What the task requires | Will you repeat only the lines beginning at the one that mentions "Recreate this image as a Python" and ending at the one that mentions "1.5195, 1.5295, 1.541]", both of them included, exactly?

Figure scripts
** begin **
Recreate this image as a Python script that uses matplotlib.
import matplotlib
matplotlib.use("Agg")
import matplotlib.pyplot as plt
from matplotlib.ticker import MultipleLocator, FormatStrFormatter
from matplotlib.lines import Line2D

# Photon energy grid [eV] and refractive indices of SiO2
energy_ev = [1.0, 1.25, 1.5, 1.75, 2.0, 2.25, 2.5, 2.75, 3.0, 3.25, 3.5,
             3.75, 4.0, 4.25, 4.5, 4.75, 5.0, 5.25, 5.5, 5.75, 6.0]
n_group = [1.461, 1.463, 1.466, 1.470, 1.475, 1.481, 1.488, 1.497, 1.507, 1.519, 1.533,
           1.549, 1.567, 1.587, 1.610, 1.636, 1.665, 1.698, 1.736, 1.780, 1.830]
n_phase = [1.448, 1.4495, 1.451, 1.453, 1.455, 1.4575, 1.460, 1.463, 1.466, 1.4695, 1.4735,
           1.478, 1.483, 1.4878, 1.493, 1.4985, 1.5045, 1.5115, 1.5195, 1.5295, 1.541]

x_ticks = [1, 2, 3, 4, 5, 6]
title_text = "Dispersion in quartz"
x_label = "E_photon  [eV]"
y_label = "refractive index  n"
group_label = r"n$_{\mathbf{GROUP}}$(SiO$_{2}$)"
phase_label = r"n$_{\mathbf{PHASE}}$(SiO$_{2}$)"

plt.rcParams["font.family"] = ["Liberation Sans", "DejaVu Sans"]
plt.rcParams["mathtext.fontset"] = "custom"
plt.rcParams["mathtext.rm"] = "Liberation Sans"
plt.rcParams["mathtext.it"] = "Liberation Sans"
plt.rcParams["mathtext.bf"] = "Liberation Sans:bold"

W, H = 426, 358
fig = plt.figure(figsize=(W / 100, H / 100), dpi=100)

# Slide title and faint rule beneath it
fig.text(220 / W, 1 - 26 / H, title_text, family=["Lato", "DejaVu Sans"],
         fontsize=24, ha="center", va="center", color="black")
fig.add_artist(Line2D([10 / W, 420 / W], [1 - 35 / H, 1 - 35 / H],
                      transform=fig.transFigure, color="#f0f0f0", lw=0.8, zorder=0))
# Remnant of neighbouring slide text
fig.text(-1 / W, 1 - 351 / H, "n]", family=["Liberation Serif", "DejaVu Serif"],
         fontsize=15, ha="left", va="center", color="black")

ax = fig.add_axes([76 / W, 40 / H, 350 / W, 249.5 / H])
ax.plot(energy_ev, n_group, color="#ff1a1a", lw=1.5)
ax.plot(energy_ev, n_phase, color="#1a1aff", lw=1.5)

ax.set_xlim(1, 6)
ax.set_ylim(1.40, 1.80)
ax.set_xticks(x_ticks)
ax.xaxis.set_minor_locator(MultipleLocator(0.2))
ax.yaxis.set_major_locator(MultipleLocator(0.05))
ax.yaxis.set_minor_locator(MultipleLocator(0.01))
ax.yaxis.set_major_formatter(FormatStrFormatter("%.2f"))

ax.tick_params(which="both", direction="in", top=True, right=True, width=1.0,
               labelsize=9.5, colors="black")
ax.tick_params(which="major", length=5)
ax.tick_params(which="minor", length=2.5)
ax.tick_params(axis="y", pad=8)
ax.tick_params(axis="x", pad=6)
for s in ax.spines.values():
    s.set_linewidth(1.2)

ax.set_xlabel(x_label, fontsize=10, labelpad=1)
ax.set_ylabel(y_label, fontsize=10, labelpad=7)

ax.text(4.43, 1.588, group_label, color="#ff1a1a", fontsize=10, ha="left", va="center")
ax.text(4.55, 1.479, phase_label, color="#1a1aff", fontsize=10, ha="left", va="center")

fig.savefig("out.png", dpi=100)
** end **
** begin **
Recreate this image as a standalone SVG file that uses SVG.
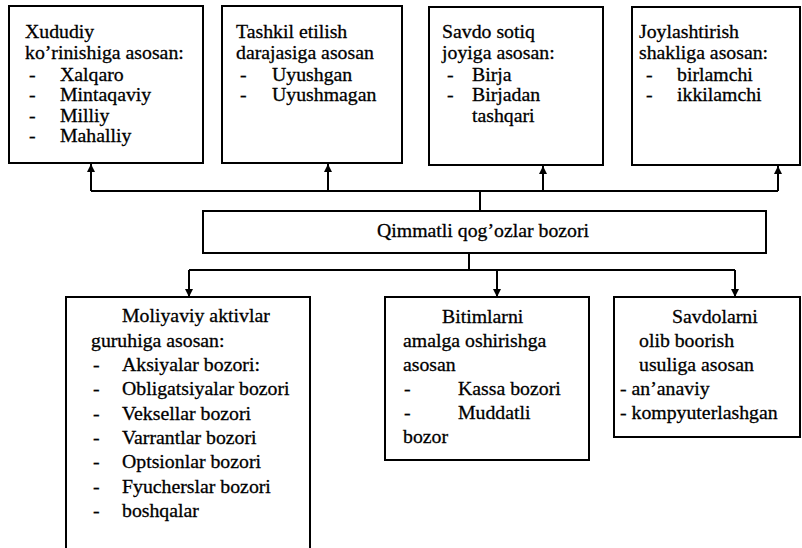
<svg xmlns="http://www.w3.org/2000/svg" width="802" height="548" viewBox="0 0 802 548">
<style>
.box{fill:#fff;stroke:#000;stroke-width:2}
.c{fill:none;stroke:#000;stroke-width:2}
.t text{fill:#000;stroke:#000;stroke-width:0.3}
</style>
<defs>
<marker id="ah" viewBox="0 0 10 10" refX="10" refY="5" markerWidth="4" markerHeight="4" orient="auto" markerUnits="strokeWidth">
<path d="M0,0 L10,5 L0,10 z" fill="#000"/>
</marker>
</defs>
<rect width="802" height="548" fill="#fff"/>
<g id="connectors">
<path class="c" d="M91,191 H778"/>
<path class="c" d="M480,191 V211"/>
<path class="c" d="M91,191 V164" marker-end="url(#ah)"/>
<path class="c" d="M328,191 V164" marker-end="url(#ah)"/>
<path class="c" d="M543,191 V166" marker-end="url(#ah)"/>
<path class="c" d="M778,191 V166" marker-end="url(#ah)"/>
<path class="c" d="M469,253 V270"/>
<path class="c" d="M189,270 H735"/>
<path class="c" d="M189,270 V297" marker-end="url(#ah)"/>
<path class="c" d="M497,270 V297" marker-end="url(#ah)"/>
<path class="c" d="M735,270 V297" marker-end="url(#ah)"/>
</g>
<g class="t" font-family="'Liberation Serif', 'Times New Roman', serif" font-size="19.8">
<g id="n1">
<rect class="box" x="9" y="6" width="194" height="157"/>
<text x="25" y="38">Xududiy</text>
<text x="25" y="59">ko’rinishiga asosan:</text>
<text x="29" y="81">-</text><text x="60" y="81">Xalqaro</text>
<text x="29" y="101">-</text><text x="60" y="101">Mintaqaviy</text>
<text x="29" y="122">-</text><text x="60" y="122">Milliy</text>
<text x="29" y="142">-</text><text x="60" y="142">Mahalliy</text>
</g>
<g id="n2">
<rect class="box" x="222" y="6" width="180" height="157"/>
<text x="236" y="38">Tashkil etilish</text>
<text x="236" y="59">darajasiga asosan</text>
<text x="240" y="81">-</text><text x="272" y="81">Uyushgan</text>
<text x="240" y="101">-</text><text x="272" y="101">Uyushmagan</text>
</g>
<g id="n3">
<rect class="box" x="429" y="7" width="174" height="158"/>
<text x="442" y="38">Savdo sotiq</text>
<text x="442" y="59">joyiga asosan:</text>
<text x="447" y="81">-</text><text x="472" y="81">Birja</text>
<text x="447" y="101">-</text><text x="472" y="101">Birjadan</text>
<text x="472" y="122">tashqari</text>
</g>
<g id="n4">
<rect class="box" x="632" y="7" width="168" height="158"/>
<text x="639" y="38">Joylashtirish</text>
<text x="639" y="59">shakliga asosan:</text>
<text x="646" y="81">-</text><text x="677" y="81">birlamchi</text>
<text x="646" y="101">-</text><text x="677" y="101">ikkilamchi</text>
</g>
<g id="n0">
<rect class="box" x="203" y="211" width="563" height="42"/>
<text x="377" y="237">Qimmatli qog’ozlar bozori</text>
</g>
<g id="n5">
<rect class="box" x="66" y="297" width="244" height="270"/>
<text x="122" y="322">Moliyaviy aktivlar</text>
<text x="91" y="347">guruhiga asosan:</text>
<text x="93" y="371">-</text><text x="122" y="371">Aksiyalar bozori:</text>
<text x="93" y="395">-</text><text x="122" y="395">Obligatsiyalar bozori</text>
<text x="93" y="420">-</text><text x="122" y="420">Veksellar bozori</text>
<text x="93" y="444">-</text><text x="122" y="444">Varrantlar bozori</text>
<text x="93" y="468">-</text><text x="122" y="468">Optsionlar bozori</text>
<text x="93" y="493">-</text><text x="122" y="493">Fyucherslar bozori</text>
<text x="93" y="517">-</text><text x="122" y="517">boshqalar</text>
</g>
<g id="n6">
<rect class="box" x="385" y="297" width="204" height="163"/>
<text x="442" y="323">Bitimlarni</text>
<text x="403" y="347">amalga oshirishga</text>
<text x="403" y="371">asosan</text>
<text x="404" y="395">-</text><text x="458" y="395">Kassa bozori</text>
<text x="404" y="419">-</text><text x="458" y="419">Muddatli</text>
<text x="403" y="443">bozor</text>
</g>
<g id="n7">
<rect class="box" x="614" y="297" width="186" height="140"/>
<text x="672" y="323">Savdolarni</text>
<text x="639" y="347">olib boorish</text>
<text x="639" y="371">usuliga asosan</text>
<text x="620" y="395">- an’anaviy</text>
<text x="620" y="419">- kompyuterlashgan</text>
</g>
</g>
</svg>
** end **
The reply |
Recreate this image as a Python script that uses matplotlib.
import matplotlib
matplotlib.use("Agg")
import matplotlib.pyplot as plt
from matplotlib.ticker import MultipleLocator, FormatStrFormatter
from matplotlib.lines import Line2D

# Photon energy grid [eV] and refractive indices of SiO2
energy_ev = [1.0, 1.25, 1.5, 1.75, 2.0, 2.25, 2.5, 2.75, 3.0, 3.25, 3.5,
             3.75, 4.0, 4.25, 4.5, 4.75, 5.0, 5.25, 5.5, 5.75, 6.0]
n_group = [1.461, 1.463, 1.466, 1.470, 1.475, 1.481, 1.488, 1.497, 1.507, 1.519, 1.533,
           1.549, 1.567, 1.587, 1.610, 1.636, 1.665, 1.698, 1.736, 1.780, 1.830]
n_phase = [1.448, 1.4495, 1.451, 1.453, 1.455, 1.4575, 1.460, 1.463, 1.466, 1.4695, 1.4735,
           1.478, 1.483, 1.4878, 1.493, 1.4985, 1.5045, 1.5115, 1.5195, 1.5295, 1.541]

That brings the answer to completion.